Confronting Complicity: Blindspots and Bananas

I remember being a little girl growing up in London, Ontario. One of a handful of Asian families in the city – notable in high school because there was another ‘Lo’ family with lots of kids, and we were all interchangeable. I remember being called a ‘banana’ – yellow on the outside, white on the inside – and really identifying with this label. I started introducing myself as a banana – proud of my ‘internal whiteness’ and ability to be, act, and sound Western. 
I knew early in life that my job as a good Chinese-Canadian daughter of immigrant parents was to be successful. And putting on my mask of “Whiteness” would help me achieve that.
Only recently did I realize it was a mask. My entire identity was tied directly to dominant Western culture and traditions, and my perception of an ‘overly strict Chinese upbringing’ made me reject my own Asian-ness. I wore my ‘exoticness’ as a badge when it benefitted me, and laughed when my friends told me they ‘forgot I was even Chinese.’ I took it as a compliment.
This mask had crystallized so completely that when my first real experience of racial tension showed up at Hollyhock, I didn’t know if I belonged in the POC (People of Colour) caucus or the White caucus. Don’t bananas exist somewhere in between?
My DEI (Diversity, Equity, Inclusion) journey of the past 15 months has been a swift current. I have benefitted from mentors and Wise Ones along the way — Jada-Gabrielle Pape, Reverend angel Kyodo williams, Akaya Windwood and my sisters in the New Universal — and I heard time and again that self-examination was to be the first step on one’s own learning journey, and on the path to collective liberation. So I cracked myself open, examining my unconscious biases and my own painful complicity with perpetuating systems of power and oppression. I sat in circles with BIPOC folks (Black, Indigenous, People of Colour), listening to stories of harm and good intent — and how both co-exist, repeatedly and often. I confronted my own defensiveness, blindspots (is this word acceptable?) and fragility, to reveal the truths in the discomfort beneath.  
The subtext to all this was my own internalized racism, which resulted in the painful (and harmful) rejection of my own Asian-ness and the upholding of white culture as dominant and superior. I have observed how a culture of whiteness transcends the presence of POC who may work in that system (especially if the POC are bananas). And how naming our privileges is not enough when our behaviours continue to uphold old colonial power structures. 
In a highly impactful training this past year – Conscious Use of Power, by Inner Activist – I learned about Leticia Nieto’s work describing “agent” and “target” skills models. I began to more fully grasp the concept of intersectionality – that most of us are made up of a composite of privileged and marginalized identities. I am a woman, and I am a person of colour. These are “target” or marginalized identities  I am also middle class, educated, and straight. These are “agent” or privileged identities. I began to notice my own ease with which I reference my marginalized identities. How quickly the conversation can devolve into some form of “Oppression Olympics.” But how real growth and learning came from the illumination of my own blindspots as an agent. Moments when I have realized my education and class privileges that have made these systems invisible to me, as someone who has benefitted from them – systems that give access to a few at the expense of many. How we don’t all start from the same starting line. How we are all both the oppressed and the oppressor. And how each of our liberation is tied to one another.

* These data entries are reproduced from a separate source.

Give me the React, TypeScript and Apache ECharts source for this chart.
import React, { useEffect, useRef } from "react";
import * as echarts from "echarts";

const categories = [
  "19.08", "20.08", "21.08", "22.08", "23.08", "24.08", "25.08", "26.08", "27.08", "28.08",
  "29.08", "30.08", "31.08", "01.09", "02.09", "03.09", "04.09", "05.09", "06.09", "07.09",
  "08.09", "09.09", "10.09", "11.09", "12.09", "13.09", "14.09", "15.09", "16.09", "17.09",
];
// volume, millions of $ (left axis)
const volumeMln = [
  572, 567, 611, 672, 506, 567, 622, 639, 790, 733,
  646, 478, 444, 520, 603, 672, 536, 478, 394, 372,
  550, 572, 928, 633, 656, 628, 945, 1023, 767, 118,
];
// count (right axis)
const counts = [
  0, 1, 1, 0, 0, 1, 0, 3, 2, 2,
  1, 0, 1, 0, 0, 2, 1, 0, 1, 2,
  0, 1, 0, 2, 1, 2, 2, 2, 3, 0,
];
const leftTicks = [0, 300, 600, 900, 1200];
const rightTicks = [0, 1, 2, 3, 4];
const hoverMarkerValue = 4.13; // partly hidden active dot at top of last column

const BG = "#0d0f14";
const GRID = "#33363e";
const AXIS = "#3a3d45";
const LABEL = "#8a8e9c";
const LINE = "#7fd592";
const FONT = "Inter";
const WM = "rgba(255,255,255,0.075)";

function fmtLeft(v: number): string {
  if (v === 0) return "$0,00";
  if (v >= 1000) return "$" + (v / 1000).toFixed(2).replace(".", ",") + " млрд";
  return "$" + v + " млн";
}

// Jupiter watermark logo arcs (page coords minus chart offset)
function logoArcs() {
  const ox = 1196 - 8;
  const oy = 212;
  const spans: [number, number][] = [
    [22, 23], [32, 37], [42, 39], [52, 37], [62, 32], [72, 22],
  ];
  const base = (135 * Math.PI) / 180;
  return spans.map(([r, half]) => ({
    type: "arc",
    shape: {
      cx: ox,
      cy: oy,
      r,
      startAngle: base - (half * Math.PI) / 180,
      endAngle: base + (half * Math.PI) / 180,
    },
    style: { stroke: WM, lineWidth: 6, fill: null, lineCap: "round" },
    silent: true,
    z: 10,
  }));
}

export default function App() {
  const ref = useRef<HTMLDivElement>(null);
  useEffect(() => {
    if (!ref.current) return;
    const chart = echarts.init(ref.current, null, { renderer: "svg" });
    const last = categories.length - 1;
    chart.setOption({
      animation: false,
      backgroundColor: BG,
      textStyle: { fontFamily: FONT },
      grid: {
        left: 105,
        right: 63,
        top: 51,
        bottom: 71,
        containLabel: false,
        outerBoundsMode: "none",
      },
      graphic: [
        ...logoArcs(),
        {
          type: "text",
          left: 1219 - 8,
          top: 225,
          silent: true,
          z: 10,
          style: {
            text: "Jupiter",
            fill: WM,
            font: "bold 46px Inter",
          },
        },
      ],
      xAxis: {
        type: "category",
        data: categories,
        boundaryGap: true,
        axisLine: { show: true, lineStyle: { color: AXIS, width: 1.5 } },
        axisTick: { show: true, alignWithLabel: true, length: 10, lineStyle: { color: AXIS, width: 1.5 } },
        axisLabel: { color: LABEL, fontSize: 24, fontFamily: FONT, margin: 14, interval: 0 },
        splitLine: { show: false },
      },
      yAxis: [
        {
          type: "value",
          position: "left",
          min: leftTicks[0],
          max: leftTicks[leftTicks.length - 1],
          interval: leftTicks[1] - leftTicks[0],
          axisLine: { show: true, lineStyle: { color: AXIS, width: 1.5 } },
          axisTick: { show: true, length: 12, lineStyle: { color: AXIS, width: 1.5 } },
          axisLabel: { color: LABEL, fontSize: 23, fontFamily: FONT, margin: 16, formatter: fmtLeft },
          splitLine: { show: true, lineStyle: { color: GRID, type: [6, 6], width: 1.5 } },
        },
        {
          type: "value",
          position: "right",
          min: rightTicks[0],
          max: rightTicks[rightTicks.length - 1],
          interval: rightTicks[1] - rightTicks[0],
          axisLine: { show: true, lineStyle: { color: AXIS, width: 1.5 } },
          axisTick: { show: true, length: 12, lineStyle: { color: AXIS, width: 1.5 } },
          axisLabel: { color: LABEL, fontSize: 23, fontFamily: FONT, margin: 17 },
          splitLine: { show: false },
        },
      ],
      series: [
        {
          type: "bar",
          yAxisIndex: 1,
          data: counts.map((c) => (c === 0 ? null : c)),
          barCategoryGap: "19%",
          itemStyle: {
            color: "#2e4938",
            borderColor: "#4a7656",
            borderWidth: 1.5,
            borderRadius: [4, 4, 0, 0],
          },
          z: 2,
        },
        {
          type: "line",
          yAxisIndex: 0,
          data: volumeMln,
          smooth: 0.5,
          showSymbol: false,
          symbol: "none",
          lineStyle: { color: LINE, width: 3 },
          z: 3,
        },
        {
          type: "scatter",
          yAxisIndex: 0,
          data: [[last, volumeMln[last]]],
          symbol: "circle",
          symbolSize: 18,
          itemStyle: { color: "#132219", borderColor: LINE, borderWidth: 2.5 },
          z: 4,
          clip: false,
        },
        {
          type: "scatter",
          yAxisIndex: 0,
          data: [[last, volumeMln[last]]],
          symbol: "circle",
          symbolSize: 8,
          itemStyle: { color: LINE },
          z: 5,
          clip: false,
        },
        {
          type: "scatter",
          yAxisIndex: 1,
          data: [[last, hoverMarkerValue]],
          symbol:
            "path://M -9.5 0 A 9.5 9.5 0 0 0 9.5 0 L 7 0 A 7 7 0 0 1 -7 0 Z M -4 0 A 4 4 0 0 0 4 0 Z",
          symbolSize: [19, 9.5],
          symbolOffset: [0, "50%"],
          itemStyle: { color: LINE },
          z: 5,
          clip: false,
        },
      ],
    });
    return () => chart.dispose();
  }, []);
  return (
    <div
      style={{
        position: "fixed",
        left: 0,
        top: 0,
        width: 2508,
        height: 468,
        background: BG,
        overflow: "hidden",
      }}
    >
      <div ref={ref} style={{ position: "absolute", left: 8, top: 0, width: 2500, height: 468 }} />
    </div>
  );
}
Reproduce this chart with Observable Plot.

We don’t all start from the same starting line. We are all both the oppressed and the oppressor. Each of our liberation is tied to one another.

My challenge to myself, and to people reading this post, is to consider the ways in which you may be complicit with systems of power. How you may have received privilege or access because of your gender, class, race, ability, age, sexual orientation (or any other dimension of social rank or diversity) – and rather than feeling defensive or fragile about this privilege, or defaulting to explaining how you have also been the oppressed, consider that we are all part of a larger system of dominant culture. And if we are to re-imagine a world of true equity, access, and inclusion – it will require a dismantling of all such systems, which will require all of us. This is not a black, brown, or white issue. It is an everyone issue. As Akaya Windwood has memorably taught me, ‘we are all kin — cousins, sisters, boyfriends, pals.’ Liberation will require love between us, above all else.
So with that, it is time to shed my ‘banana’ label. It was an identity that served me in its own way as a young person, but I think it’s time to throw it in the compost now. It will become seed for something new… Owning my Chinese-ness has never been an option before, and feels incredibly revealing and vulnerable. So if I introduce myself in circle with you as Lo Ka-Ling, ask me to repeat it again. Ask me to repeat it slowly if you really want to learn to say it. Call me ‘Ling’ for short. I like the way it sounds a whole lot better than ‘banana.’